You can be as weird as you want. Just show us how that weirdness affects your characters and we’ll stay with you forever. Even if your title makes my dick leave my body. I have no idea where it is now. I hope it’s happy.
Be Nice
Hotline Miami - You play a small-time hitman who murders what feels like billions of people.
This is considered one of the godfathers of the indie scene, and I finally got around to it for the first time this last week. I completely understand if this is enshrined in your personal hall of fame. The entry here under the Be Nice section is a little facetious, because I don’t have a problem with most of the game, or even the story. The story is good for how minimal it is, and I love that it waits to show its hand until you’re seventy percent of the way through - the move of a madman, and I respect it. The pixel aesthetic is also a great choice, as it makes the outrageous levels of violence more abstract and actually palatable. My actual issue is just that I hate the controls. Absolutely despise them. Why the hell is Attack on the bumper and Lock-On at the trigger? Why is targeting so difficult to do when aiming with a stick is also difficult? I kept screaming when playing this for what felt like the wrong reasons.
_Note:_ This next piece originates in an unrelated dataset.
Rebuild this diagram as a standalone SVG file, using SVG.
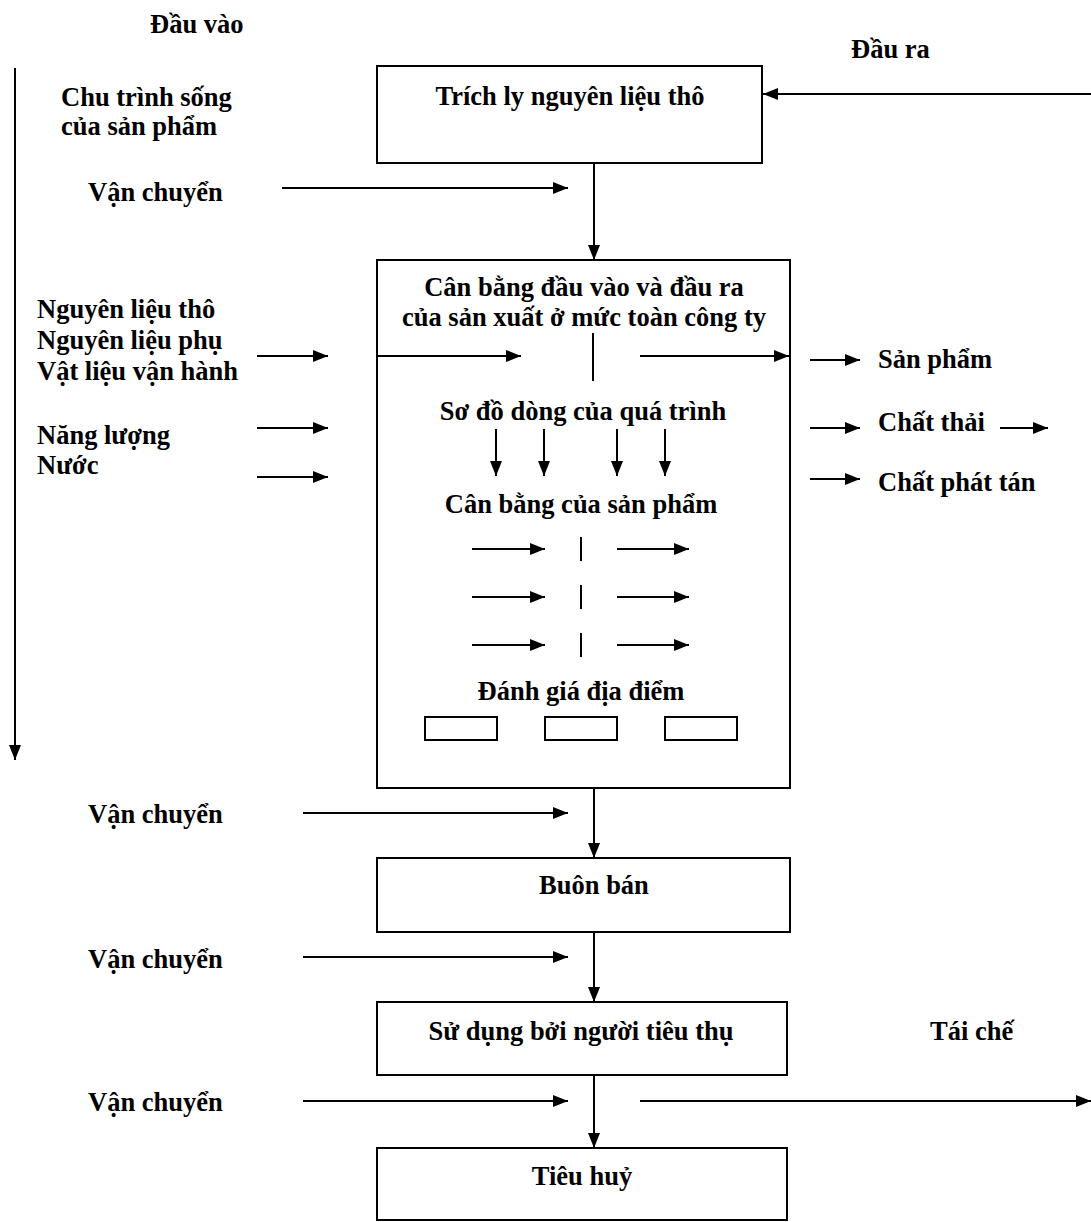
<svg xmlns="http://www.w3.org/2000/svg" width="1091" height="1222" viewBox="0 0 1091 1222">
  <style>
    text { font-family: "Liberation Serif", "Times New Roman", "DejaVu Serif", serif; font-weight: 700; font-size: 26.5px; fill: #000; }
    .c { text-anchor: middle; }
    .box { fill: #fff; stroke: #000; stroke-width: 2; }
    .ln { stroke: #000; stroke-width: 2; fill: none; }
    .ar { stroke: #000; stroke-width: 2; fill: none; marker-end: url(#head); }
  </style>
  <defs>
    <marker id="head" markerUnits="userSpaceOnUse" markerWidth="15" markerHeight="12" refX="15" refY="6" orient="auto">
      <path d="M0,0 L15,6 L0,12 z" fill="#000"/>
    </marker>
  </defs>
  <rect width="1091" height="1222" fill="#fff"/>

  <!-- headings and side labels -->
  <g id="labels">
    <text x="150" y="33">Đầu vào</text>
    <text x="851" y="58">Đầu ra</text>
    <text x="61" y="106">Chu trình sống</text>
    <text x="61" y="135">của sản phẩm</text>
    <text x="88" y="201">Vận chuyển</text>
    <text x="37" y="318">Nguyên liệu thô</text>
    <text x="37" y="349">Nguyên liệu phụ</text>
    <text x="37" y="380">Vật liệu vận hành</text>
    <text x="37" y="444">Năng lượng</text>
    <text x="37" y="474">Nước</text>
    <text x="878" y="368">Sản phẩm</text>
    <text x="878" y="431">Chất thải</text>
    <text x="878" y="491">Chất phát tán</text>
    <text x="88" y="823">Vận chuyển</text>
    <text x="88" y="968">Vận chuyển</text>
    <text x="930" y="1040">Tái chế</text>
    <text x="88" y="1111">Vận chuyển</text>
  </g>

  <!-- raw material extraction -->
  <g id="extraction">
    <rect class="box" x="377" y="66" width="385" height="97"/>
    <text class="c" x="570" y="105">Trích ly nguyên liệu thô</text>
  </g>

  <!-- company-level balance block -->
  <g id="company-balance">
    <rect class="box" x="377" y="260" width="413" height="528"/>
    <text class="c" x="584" y="296">Cân bằng đầu vào và đầu ra</text>
    <text class="c" x="584" y="326">của sản xuất ở mức toàn công ty</text>
    <text class="c" x="583" y="420">Sơ đồ dòng của quá trình</text>
    <text class="c" x="581" y="513">Cân bằng của sản phẩm</text>
    <text class="c" x="581" y="700">Đánh giá địa điểm</text>
    <rect class="box" x="425" y="717" width="72" height="23"/>
    <rect class="box" x="545" y="717" width="72" height="23"/>
    <rect class="box" x="665" y="717" width="72" height="23"/>
  </g>

  <g id="trade">
    <rect class="box" x="377" y="858" width="413" height="74"/>
    <text class="c" x="594" y="894">Buôn bán</text>
  </g>

  <g id="consumer-use">
    <rect class="box" x="377" y="1002" width="410" height="73"/>
    <text class="c" x="581" y="1040">Sử dụng bởi người tiêu thụ</text>
  </g>

  <g id="disposal">
    <rect class="box" x="377" y="1148" width="410" height="72"/>
    <text class="c" x="582" y="1185">Tiêu huỷ</text>
  </g>

  <!-- connectors -->
  <g id="connectors">
    <!-- life cycle direction -->
    <line class="ar" x1="15" y1="68" x2="15" y2="760"/>
    <!-- return flow into extraction -->
    <line class="ar" x1="1091" y1="94" x2="763" y2="94"/>
    <!-- transport arrows -->
    <line class="ar" x1="282" y1="188" x2="568" y2="188"/>
    <line class="ar" x1="303" y1="813" x2="568" y2="813"/>
    <line class="ar" x1="303" y1="957" x2="568" y2="957"/>
    <line class="ar" x1="303" y1="1101" x2="568" y2="1101"/>
    <!-- main chain -->
    <line class="ar" x1="594" y1="163" x2="594" y2="260"/>
    <line class="ar" x1="594" y1="788" x2="594" y2="858"/>
    <line class="ar" x1="594" y1="932" x2="594" y2="1002"/>
    <line class="ar" x1="594" y1="1075" x2="594" y2="1148"/>
    <!-- recycling -->
    <line class="ar" x1="640" y1="1101" x2="1091" y2="1101"/>
    <!-- inputs -->
    <line class="ar" x1="257" y1="356" x2="328" y2="356"/>
    <line class="ar" x1="257" y1="428" x2="328" y2="428"/>
    <line class="ar" x1="257" y1="477" x2="328" y2="477"/>
    <!-- outputs -->
    <line class="ar" x1="810" y1="360" x2="860" y2="360"/>
    <line class="ar" x1="810" y1="428" x2="860" y2="428"/>
    <line class="ar" x1="1000" y1="428" x2="1048" y2="428"/>
    <line class="ar" x1="810" y1="479" x2="860" y2="479"/>
    <!-- inside company block -->
    <line class="ar" x1="377" y1="356" x2="521" y2="356"/>
    <line class="ln" x1="593" y1="333" x2="593" y2="381"/>
    <line class="ar" x1="640" y1="356" x2="789" y2="356"/>
    <line class="ar" x1="496" y1="429" x2="496" y2="476"/>
    <line class="ar" x1="544" y1="429" x2="544" y2="476"/>
    <line class="ar" x1="617" y1="429" x2="617" y2="476"/>
    <line class="ar" x1="665" y1="429" x2="665" y2="476"/>
    <line class="ar" x1="472" y1="549" x2="545" y2="549"/>
    <line class="ln" x1="581" y1="537" x2="581" y2="561"/>
    <line class="ar" x1="617" y1="549" x2="689" y2="549"/>
    <line class="ar" x1="472" y1="597" x2="545" y2="597"/>
    <line class="ln" x1="581" y1="585" x2="581" y2="609"/>
    <line class="ar" x1="617" y1="597" x2="689" y2="597"/>
    <line class="ar" x1="472" y1="645" x2="545" y2="645"/>
    <line class="ln" x1="581" y1="633" x2="581" y2="657"/>
    <line class="ar" x1="617" y1="645" x2="689" y2="645"/>
  </g>
</svg>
I had a good time when the game clicked, but Jesus Christ, man. Anyway, brilliant game and I will look for the creators’ other works now.
Oh, Good
Clair Obscur: Expedition 33 - In the style of Atlus-developed linear RPGs, you play a team of sexy, cool renegades who have to stop a dictator from killing anyone as she pleases in a French fantasy world of magic. I was completely enamored with everything I saw in the game’s initial trailer drop last year, and the reviews are off the charts. Hell yeah. Will play this after my next short game.